Lavorare fuori casa e avere uno spazio esterno di realizzazione, infatti, "pur con tutte le difficolta' relative al conciliare casa, lavoro e figli, ha rappresentato per le donne una conquista innegabile di pari opportunita' e di valorizzazione- ricorda Barducci- Anche se sappiamo che i salari sono minori, e i posti di responsabilita' e di dirigenza scarsissimi".
"Lo spazio psichico" generato dal lavoro fuori casa "per le donne ha significato partecipazione alla 'polis', diritto di rappresentanza, visibilita' come soggetti attivi e produttivi.

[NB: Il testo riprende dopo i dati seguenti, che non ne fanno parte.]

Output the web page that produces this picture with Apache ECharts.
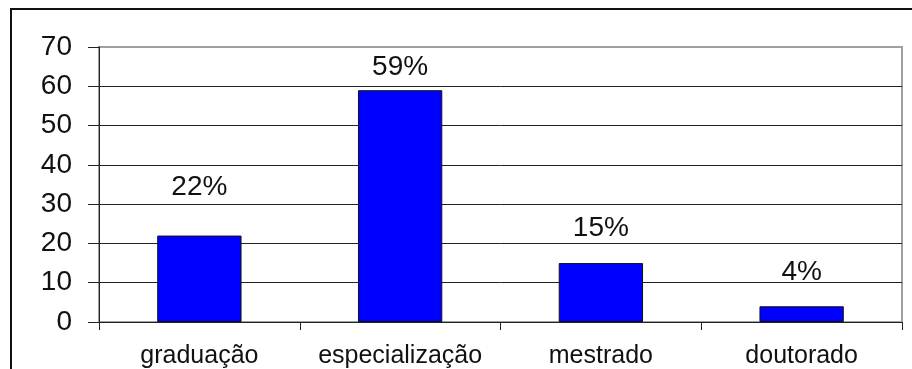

Se non cambiano le strutture di base e i parametri socio-culturali ancora abitati da una sottile perversa violenza sulla soggettivita' femminile - e non sembra stiano cambiando molto - tenendo conto anche della perdita di posti di lavoro che incombe sulla nostra economia, rischiamo di attuare una regressione che annulli tutte le lotte e i sacrifici che negli ultimi 50 anni hanno messo in crisi i paradigmi patriarcali", puntualizza Barducci.
Il lavoro da casa d'altro canto, a detta della psicoanalista Aipa, rappresenta "indubbiamente un risparmio per le aziende, cosi' come i protocolli che consigliano alle giovani madri tempi prolungati di assenza dal lavoro, si rivelano poi proficui per la drastica riduzione di stipendio qualora queste donne superino i 3 mesi previsti di maternita'".
Lavorare da casa, "lo abbiamo visto in questi tempi di quarantena, non e' la stessa cosa per un uomo e per una donna, i cui spazi sono sempre rosicchiati da incombenze casalinghe". Il rischio, sostiene la psicoanalista, "e' quello di tornare a mettere le donne nello spazio di 'angeli del focolare', e di far vivere loro, il lavoro, come un qualcosa da ritagliare al netto di mille altri impegni. Uno spazio di serie B- conclude l'esperta- che resterebbe tale anche se la retribuzione non dovesse variare".